Tuesday, December 6th, 2005 at 09:05pm

Following on from yesterday the second day of the conference in all ways met or exceeded my expectations.

As requested by the conference committed a number of people have put the photos they have taken at the conference up on flickr.

The highlights:

  • Instrumentation and Control Systems Used on the Australian Synchrotron (Farnsworth, Richard)
    Although the talk was light on the gritty details it was great to hear that a conscious decision was made to select open source solutions where possible. An example that was given was how they simplified the acquistion of RF emitters by telling the manufacturers the output requirements AND what software (an open source physic control suite) it needed to be controlled by out of the box (albeit a very box box).
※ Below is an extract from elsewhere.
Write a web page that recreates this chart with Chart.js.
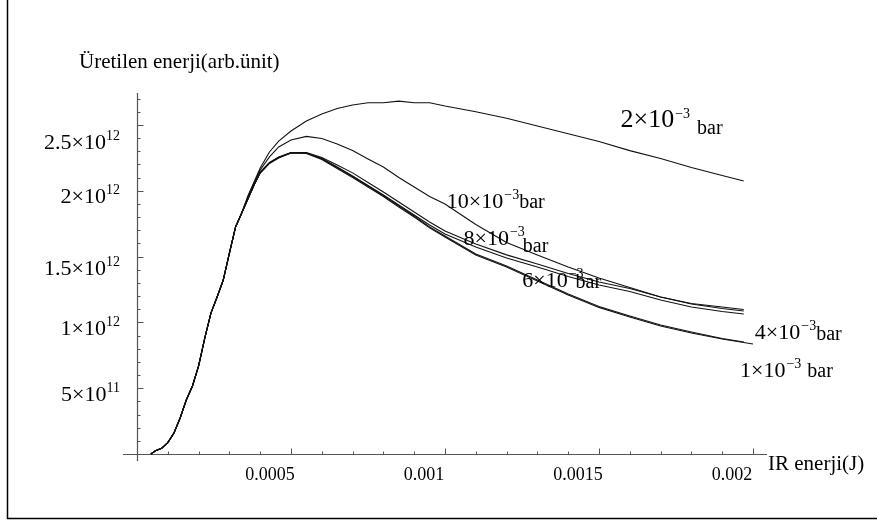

Richard also stressed the parallels between the science community (papers, peer review, building on others research, etc) and the open source community.
  • Towards best practise development: Developing standards and procedures for consistent results (Bailey, Nathan)
    This talk was extreemly interesting to us as it was our manager talking about how we work. It is good to know the difference between what management thinks we are doing compared to what is actually happening.
  • Lightning talks
    Lightning talks will always be one of the best sessions at a conference due to the high percentage of content versus waffle and the sheer variation in their topics. One of the best today was Paul’s talk on automating mimesweeper using perl…
  • Introduction to Pugs: Perl 6 in Haskell (Tang, Autrijus)
    This was definitely the talk of the day as Autrijus ran us through how quickly the implementation of Perl 6 in Haskell was done. However what really hurts the mind is that it was not just an interpreter but also the ability to compile Perl 6 into other languages such as PIL (for Parrot) and even Javascript. Argh!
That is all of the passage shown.